Three-Dimensional Physical Similarity Simulation of the Deformation and Failure of a Gas Extraction Surface Well in a Mining Area

Abstract

Surface well deformation and failure in a mining area are a key issue challenging the surface well gas extraction technique. To provide information for the design of gas extraction surface wells in mining areas, the deformation and failure of surface wells with different materials under the influence of mining-induced rock movement were analyzed based on a three-dimensional physical similarity simulation and key strata theory. The research findings reveal that the fractures in the overlying strata had an elliptic-parabolic shape. The stope center was the highest point in the fracture zone. Horizontal shear deformation was most likely to occur in the thick strata (horizontal shear deformation could be larger if they were key strata) with large strength and stiffness near the intersection between the fracture surface of the overlying strata and the surface well. Due to the shear force and bending moment of the key strata, the surface well deformed into an S-shape.
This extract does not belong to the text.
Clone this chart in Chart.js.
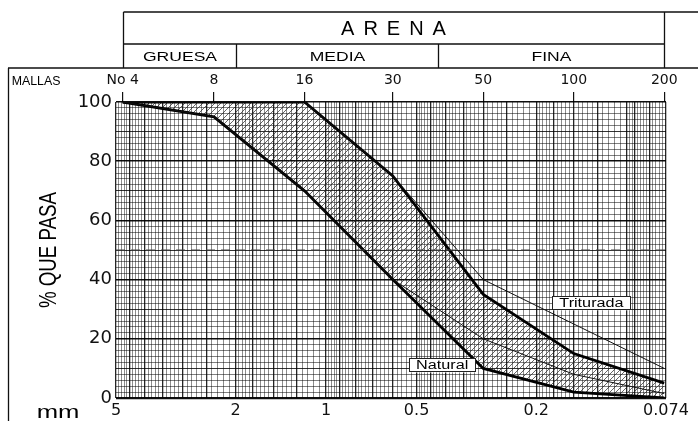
<!DOCTYPE html>
<html>
<head>
<meta charset="utf-8">
<script src="https://cdn.jsdelivr.net/npm/chart.js@4.4.1/dist/chart.umd.min.js"></script>
<style>
  html, body { margin: 0; padding: 0; background: #fff; }
</style>
</head>
<body>
<canvas id="granChart" width="698" height="421"></canvas>
<script>
// sieve openings (mm) and their mesh numbers
let sieveSizes = [4.75, 2.36, 1.18, 0.6, 0.3, 0.15, 0.075];
let meshLabels = ['No 4', '8', '16', '30', '50', '100', '200'];

// % que pasa
let naturalUpper = [100, 100, 100, 75, 35, 15, 5];
let naturalLower = [100, 95, 70, 40, 10, 2, 0];
let crushedUpper = [100, 100, 100, 75, 40, 25, 10];
let crushedLower = [100, 95, 70, 40, 20, 8, 1.5];

// axis ticks
let mmTicks = [5, 2, 1, 0.5, 0.2, 0.074];
let mmTickLabels = ['5', '2', '1', '0.5', '0.2', '0.074'];
let pctTicks = [0, 20, 40, 60, 80, 100];

// header zones (mm limits)
let zoneLimits = [4.75, 2, 0.425, 0.075];
let zoneNames = ['GRUESA', 'MEDIA', 'FINA'];

const FONT = '"Liberation Sans", Arial, sans-serif';
const NUMS = '"DejaVu Sans", "Liberation Sans", sans-serif';

function pts(values) {
  return sieveSizes.map((s, i) => ({ x: s, y: values[i] }));
}

// log paper: dense vertical lines, every 5th a bit darker
let gridBands = [[2, 5, 0.1], [1, 2, 0.05], [0.5, 1, 0.02], [0.2, 0.5, 0.01], [0.1, 0.2, 0.005], [0.074, 0.1, 0.002]];
let gridVals = [];
let gridMajor = {};
gridBands.forEach(b => {
  let n = Math.round((b[1] - b[0]) / b[2]);
  for (let i = 0; i <= n; i++) {
    let v = +(b[0] + i * b[2]).toFixed(4);
    if (gridMajor[v] === undefined) gridVals.push(v);
    if (i % 5 === 0 || i === n) gridMajor[v] = true;
    else if (gridMajor[v] === undefined) gridMajor[v] = false;
  }
});
let pctGrid = [];
for (let p = 0; p <= 100; p += 2) pctGrid.push(p);

function makeHatch() {
  let c = document.createElement('canvas');
  c.width = 6; c.height = 6;
  let g = c.getContext('2d');
  g.strokeStyle = 'rgba(40,40,40,0.8)';
  g.lineWidth = 0.9;
  g.beginPath();
  g.moveTo(0, 6); g.lineTo(6, 0);
  g.moveTo(-1, 1); g.lineTo(1, -1);
  g.moveTo(5, 7); g.lineTo(7, 5);
  g.stroke();
  return g.createPattern(c, 'repeat');
}

let curveNotes = [
  { text: 'Triturada', x: 0.131, y: 32 },
  { text: 'Natural', x: 0.411, y: 11 }
];

// wide text, like the original drawing
function wideText(c, txt, x, y, sx, rot) {
  c.save();
  c.translate(x, y);
  if (rot) c.rotate(rot);
  c.scale(sx, 1);
  c.fillText(txt, 0, 0);
  c.restore();
}

const decor = {
  id: 'decor',
  beforeDraw(chart) {
    let c = chart.ctx;
    c.save();
    c.fillStyle = '#fff';
    c.fillRect(0, 0, chart.width, chart.height);
    c.restore();
  },
  afterDraw(chart) {
    let c = chart.ctx;
    let xs = chart.scales.xMesh;
    let xa = chart.scales.x, ya = chart.scales.y;
    c.save();

    // labelled boxes on the curves
    c.font = '12px ' + FONT;
    c.textAlign = 'center';
    c.textBaseline = 'middle';
    curveNotes.forEach(n => {
      let px = xa.getPixelForValue(n.x), py = ya.getPixelForValue(n.y);
      let w = Math.round(c.measureText(n.text).width * 1.35 + 14);
      let bx = Math.round(px - w / 2);
      c.fillStyle = '#fff';
      c.fillRect(bx, py - 7, w, 14);
      c.strokeStyle = '#222';
      c.lineWidth = 1;
      c.strokeRect(bx + 0.5, Math.round(py) - 6.5, w, 13);
      c.fillStyle = '#000';
      wideText(c, n.text, px, py + 0.5, 1.35);
    });

    // header table
    let zx = zoneLimits.map(v => Math.round(xs.getPixelForValue(v)) + 0.5);
    c.strokeStyle = '#111';
    c.lineWidth = 1.3;
    c.beginPath();
    c.moveTo(zx[0], 12); c.lineTo(698, 12);
    c.moveTo(zx[0], 44); c.lineTo(zx[3], 44);
    c.moveTo(8, 68); c.lineTo(698, 68);
    c.moveTo(zx[0], 12); c.lineTo(zx[0], 68);
    c.moveTo(zx[3], 12); c.lineTo(zx[3], 68);
    c.moveTo(zx[1], 44); c.lineTo(zx[1], 68);
    c.moveTo(zx[2], 44); c.lineTo(zx[2], 68);
    c.moveTo(8.5, 68); c.lineTo(8.5, 421);
    c.stroke();

    c.fillStyle = '#000';
    c.textAlign = 'center';
    c.textBaseline = 'middle';
    c.font = '20px ' + FONT;
    c.letterSpacing = '9px';
    c.fillText('ARENA', (zx[0] + zx[3]) / 2 + 4, 29);
    c.letterSpacing = '0px';
    c.font = '13px ' + FONT;
    zoneNames.forEach((z, i) => wideText(c, z, (zx[i] + zx[i + 1]) / 2, 57, 1.35));

    c.font = '13px ' + FONT;
    wideText(c, 'MALLAS', 36, 81, 0.95);
    c.font = '19px ' + FONT;
    wideText(c, 'mm', 58, 413, 1.35);

    // y axis title, tall and narrow
    c.font = '24px ' + FONT;
    wideText(c, '% QUE PASA', 49, ya.getPixelForValue(50), 0.78, -Math.PI / 2);
    c.restore();
  }
};

const ctx = document.getElementById('granChart').getContext('2d');
const hatch = makeHatch();

const granChart = new Chart(ctx, {
  type: 'line',
  data: {
    datasets: [
      { label: '50 %', data: [{ x: 5, y: 50 }, { x: 0.074, y: 50 }], borderColor: '#444', borderWidth: 1.1, borderDash: [9, 6] },
      { label: 'Triturada sup', data: pts(crushedUpper), borderColor: '#111', borderWidth: 1 },
      { label: 'Triturada inf', data: pts(crushedLower), borderColor: '#111', borderWidth: 1 },
      { label: 'Natural sup', data: pts(naturalUpper), borderColor: '#000', borderWidth: 2.8, fill: '+1', backgroundColor: hatch },
      { label: 'Natural inf', data: pts(naturalLower), borderColor: '#000', borderWidth: 2.8 }
    ]
  },
  options: {
    responsive: false,
    animation: false,
    layout: { padding: { left: 0, top: 68, right: 32, bottom: 0 } },
    elements: { point: { radius: 0 }, line: { tension: 0 } },
    plugins: {
      legend: { display: false },
      tooltip: { enabled: false },
      filler: { drawTime: 'beforeDatasetsDraw' }
    },
    scales: {
      x: {
        type: 'logarithmic', position: 'bottom', reverse: true, min: 0.074, max: 5,
        afterBuildTicks: s => { s.ticks = mmTicks.map(v => ({ value: v })); },
        afterFit: s => { s.height = 23; },
        grid: { display: false, drawTicks: false },
        border: { display: false },
        ticks: {
          autoSkip: false, maxRotation: 0, padding: 3, color: '#111',
          font: { size: 16, family: NUMS },
          callback: (v, i) => mmTickLabels[i]
        }
      },
      xGrid: {
        type: 'logarithmic', position: 'bottom', reverse: true, min: 0.074, max: 5,
        afterBuildTicks: s => { s.ticks = gridVals.map(v => ({ value: v })); },
        afterFit: s => { s.height = 0; },
        ticks: { display: false },
        border: { display: false },
        grid: {
          drawTicks: false,
          color: c => gridMajor[c.tick.value] ? 'rgba(0,0,0,0.85)' : 'rgba(0,0,0,0.45)',
          lineWidth: c => gridMajor[c.tick.value] ? 1.3 : 1
        }
      },
      xMesh: {
        type: 'logarithmic', position: 'top', reverse: true, min: 0.074, max: 5,
        afterBuildTicks: s => { s.ticks = sieveSizes.map(v => ({ value: v })); },
        afterFit: s => { s.height = 34; },
        border: { display: false },
        grid: { drawOnChartArea: false, drawTicks: true, tickLength: 10, color: '#111', lineWidth: 1.2 },
        ticks: {
          autoSkip: false, maxRotation: 0, padding: 3, color: '#111',
          font: { size: 14, family: NUMS },
          callback: (v, i) => meshLabels[i]
        }
      },
      y: {
        position: 'left', min: 0, max: 100,
        afterBuildTicks: s => { s.ticks = pctTicks.map(v => ({ value: v })); },
        afterFit: s => { s.width = 116; },
        grid: { display: false, drawTicks: false },
        border: { display: false },
        ticks: { padding: 4, color: '#111', font: { size: 18, family: NUMS } }
      },
      yGrid: {
        position: 'left', min: 0, max: 100,
        afterBuildTicks: s => { s.ticks = pctGrid.map(v => ({ value: v })); },
        afterFit: s => { s.width = 0; },
        ticks: { display: false },
        border: { display: false },
        grid: {
          drawTicks: false,
          color: c => c.tick.value % 20 === 0 ? 'rgba(0,0,0,0.95)' : (c.tick.value % 10 === 0 ? 'rgba(0,0,0,0.8)' : 'rgba(0,0,0,0.5)'),
          lineWidth: c => c.tick.value === 0 ? 2.2 : (c.tick.value % 20 === 0 ? 1.5 : 1)
        }
      }
    }
  },
  plugins: [decor]
});
</script>
</body>
</html>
In addition, the surface well was vulnerable to shear deformation in the key strata. The surface well deformation did not weaken from bottom to top due to rock movement. Instead, it was subject to the influence of the rupture strength of the key strata. The surface well above the key strata was prone to tensile strain-compressive strain transition. In contrast, an abrupt change in the compressive strain occurred in the surface well below the key strata where tensile failure may occur. Moreover, a mechanical model of the surface well during the movement of the key strata was established according to the characteristics of the surface well deformation. The test results provide important information on the design optimization of surface wells and high-risk area protection in mining areas.